Your cat's comfort is probably one of your concerns. You want him to not only use his litter box but also be comfortable using it. Your cat is likely to do his business anywhere but in the litter box if he finds it uncomfortable. Just like humans, cats all have their own preferences, but most cats prefer clumping litter that feels soft under their paws rather than hard or lumpy.
It can be tough to compare the price of cat litter because it's sold in boxes and bags of different sizes, and some varieties last longer than others.
To make things clearer, we're comparing the price per pound.
Even so, it's worth noting that you'll use much less of some types of cat litter than others, so a pound-for-pound comparison is only approximate.
You can find cat litter for as little as 40 to 50 cents per pound.
Consider your cat's age. Fine-grained cat litter isn't suitable for kittens under three months old because they can inhale the small particles, causing illness.
Take cues from your cat. Cats are fussy creatures, so they might not like the litter you've chosen even if it's the best on the market. If your cat is happy with a particular type or brand of cat litter, it's best to stick with it.
Don't change brands too quickly. When switching from one type of cat litter to another, you should gradually mix in a little more of the new litter with the old each day to acclimate your cat to it.
Q. How often do I need to clean my cat's litter box?
A. A cat likes her litter box kept spotless, so you need to make sure you clean it regularly. You need to scoop out any feces and clumps of urine (if you use clumping litter) at least once or twice a day, but preferably after every time your cat uses the litter box.
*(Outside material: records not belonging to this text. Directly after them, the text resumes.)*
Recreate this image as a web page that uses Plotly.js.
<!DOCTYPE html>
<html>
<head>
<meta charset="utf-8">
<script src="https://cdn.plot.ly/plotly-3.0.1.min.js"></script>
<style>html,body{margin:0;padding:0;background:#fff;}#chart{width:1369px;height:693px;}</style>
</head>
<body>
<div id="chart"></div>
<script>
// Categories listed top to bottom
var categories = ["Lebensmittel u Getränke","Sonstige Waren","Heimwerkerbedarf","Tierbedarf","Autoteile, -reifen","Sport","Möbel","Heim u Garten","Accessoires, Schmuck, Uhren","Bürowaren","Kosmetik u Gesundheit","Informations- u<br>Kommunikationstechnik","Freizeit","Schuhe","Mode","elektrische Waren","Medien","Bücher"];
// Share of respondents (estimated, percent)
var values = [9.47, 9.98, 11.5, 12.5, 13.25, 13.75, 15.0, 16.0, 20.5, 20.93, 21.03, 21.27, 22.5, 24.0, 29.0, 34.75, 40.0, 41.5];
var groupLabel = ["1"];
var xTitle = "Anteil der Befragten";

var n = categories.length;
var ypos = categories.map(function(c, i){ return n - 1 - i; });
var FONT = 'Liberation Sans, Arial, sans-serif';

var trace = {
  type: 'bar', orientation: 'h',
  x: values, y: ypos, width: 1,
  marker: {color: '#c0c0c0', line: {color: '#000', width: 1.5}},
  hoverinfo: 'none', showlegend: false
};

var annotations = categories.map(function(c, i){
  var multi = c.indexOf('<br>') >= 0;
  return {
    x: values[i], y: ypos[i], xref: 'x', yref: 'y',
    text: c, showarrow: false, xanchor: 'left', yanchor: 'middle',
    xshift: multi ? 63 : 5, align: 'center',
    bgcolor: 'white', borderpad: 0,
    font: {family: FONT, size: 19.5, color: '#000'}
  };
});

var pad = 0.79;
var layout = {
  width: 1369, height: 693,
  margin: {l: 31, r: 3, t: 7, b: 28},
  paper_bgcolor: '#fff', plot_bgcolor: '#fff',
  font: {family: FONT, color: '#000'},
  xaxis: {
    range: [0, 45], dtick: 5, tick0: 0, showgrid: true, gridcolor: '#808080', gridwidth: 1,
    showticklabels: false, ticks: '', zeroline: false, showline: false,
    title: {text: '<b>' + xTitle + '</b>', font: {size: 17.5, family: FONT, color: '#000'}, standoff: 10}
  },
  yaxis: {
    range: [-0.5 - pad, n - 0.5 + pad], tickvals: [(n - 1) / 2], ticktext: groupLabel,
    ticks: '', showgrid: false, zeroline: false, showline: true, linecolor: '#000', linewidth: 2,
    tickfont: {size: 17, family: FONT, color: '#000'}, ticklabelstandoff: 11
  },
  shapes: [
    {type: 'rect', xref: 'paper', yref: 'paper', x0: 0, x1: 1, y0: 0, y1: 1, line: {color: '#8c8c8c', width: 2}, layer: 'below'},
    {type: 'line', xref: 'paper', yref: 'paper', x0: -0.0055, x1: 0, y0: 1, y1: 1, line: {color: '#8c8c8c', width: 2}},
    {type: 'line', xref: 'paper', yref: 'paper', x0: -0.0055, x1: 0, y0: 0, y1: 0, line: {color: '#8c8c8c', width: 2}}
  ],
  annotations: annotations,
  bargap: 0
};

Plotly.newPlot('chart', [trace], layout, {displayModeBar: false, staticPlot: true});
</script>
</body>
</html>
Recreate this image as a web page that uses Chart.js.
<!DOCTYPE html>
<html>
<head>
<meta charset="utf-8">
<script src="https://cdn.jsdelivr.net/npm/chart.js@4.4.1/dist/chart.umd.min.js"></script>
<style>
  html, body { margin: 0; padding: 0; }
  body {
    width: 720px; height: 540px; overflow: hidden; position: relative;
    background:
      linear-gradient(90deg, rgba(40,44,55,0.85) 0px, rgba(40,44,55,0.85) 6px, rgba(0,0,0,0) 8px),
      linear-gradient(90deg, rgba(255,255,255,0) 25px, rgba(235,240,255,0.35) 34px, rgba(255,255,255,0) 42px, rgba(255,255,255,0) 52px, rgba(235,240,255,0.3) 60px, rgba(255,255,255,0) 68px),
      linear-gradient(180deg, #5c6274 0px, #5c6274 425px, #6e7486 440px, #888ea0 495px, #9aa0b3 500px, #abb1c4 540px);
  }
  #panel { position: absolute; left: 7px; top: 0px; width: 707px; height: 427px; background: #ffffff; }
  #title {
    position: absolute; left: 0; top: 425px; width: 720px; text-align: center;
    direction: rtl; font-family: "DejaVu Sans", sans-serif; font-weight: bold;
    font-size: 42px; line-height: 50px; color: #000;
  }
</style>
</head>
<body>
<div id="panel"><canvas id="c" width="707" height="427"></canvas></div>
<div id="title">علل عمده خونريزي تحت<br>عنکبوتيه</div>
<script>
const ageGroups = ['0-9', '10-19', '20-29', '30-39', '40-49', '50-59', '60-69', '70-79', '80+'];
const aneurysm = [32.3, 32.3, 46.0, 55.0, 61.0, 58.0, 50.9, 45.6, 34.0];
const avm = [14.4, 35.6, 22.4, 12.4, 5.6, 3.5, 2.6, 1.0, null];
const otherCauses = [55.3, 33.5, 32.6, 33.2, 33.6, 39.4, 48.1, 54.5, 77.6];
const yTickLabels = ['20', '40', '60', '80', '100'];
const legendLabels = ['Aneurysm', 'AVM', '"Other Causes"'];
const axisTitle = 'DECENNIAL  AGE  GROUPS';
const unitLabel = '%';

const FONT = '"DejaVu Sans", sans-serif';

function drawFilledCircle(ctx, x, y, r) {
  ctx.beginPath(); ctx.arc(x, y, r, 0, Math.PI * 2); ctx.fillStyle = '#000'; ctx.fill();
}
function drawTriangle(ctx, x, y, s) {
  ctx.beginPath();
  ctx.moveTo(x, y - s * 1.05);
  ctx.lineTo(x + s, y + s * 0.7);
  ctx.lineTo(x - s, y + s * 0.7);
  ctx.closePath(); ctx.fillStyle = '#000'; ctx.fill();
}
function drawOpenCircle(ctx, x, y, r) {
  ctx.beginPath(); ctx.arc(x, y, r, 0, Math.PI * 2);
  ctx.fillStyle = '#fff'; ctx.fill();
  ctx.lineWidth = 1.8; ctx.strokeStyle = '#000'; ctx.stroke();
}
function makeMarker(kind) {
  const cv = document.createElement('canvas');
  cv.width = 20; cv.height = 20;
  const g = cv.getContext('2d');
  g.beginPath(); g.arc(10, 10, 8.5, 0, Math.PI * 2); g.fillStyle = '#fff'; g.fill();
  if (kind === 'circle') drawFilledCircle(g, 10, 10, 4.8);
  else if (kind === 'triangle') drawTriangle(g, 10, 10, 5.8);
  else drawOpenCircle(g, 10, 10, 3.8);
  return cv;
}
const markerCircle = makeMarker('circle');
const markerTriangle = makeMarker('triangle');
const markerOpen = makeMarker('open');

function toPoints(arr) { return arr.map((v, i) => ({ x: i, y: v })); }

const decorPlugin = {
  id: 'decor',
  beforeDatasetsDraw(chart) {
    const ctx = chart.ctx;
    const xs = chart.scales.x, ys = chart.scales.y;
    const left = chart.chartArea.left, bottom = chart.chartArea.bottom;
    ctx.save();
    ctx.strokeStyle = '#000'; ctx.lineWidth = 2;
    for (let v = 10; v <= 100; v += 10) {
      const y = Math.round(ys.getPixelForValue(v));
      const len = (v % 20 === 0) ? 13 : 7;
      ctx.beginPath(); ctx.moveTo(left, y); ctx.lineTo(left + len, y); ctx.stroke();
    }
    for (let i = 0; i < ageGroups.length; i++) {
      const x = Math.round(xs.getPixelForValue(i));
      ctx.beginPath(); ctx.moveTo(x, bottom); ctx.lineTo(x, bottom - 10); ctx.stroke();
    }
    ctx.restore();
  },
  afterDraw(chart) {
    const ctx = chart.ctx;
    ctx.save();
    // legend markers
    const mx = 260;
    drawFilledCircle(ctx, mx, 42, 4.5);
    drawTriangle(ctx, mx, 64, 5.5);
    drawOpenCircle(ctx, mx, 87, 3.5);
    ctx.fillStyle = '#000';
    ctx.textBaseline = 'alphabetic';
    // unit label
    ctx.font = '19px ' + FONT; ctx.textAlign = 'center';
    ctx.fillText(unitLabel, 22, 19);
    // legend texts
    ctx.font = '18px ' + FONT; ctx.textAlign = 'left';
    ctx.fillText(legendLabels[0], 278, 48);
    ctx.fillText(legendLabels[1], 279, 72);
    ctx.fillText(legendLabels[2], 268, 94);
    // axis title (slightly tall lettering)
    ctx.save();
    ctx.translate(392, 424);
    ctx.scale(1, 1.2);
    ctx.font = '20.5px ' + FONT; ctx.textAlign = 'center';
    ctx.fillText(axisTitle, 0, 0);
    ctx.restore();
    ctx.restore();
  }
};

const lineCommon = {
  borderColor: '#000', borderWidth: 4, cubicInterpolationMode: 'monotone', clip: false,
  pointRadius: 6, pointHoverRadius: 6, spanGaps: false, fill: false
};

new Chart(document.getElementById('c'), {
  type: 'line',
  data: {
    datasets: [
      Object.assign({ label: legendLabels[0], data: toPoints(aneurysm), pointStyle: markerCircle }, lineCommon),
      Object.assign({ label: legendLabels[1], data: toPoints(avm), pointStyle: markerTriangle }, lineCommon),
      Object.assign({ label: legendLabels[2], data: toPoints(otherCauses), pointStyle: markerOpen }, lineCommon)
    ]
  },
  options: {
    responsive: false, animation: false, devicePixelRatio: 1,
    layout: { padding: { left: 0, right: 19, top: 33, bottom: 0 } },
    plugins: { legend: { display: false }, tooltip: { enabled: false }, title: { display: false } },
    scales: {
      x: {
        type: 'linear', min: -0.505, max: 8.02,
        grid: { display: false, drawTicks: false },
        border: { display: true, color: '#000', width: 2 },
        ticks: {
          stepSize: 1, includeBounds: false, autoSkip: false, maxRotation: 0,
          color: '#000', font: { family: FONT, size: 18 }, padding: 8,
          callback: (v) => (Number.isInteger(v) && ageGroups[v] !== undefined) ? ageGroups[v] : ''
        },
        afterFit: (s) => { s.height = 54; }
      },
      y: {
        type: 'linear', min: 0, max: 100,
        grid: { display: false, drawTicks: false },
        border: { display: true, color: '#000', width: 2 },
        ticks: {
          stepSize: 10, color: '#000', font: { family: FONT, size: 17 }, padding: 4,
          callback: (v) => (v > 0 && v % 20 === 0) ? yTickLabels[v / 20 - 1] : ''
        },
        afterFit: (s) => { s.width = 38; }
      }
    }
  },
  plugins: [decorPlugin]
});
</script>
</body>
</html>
You'll also need to completely empty the box and refill it twice weekly for non-clumping litter and at least once every two to four weeks for clumping litter.
Q. What should I do if my cat is reluctant to use his litter box?
A. Your cat may refuse to use his litter box for a number of reasons. If he's doing his business elsewhere, try any or all of the following.
Get him a larger or deeper litter box.
Put more or less litter in the box.
Clean out his litter box more often.
Try a different type of cat litter.
Place your cat's litter box in a more easily accessible spot.
If your cat still won't use his litter box and/or seems to be experiencing pain when urinating, take him to the vet. He could have bladder stones or another medical problem.
Q. How much cat litter should I put in the litter box?
A. You might think that more is always better, but most cats like no more than two to three inches of litter in their box, and some prefer less.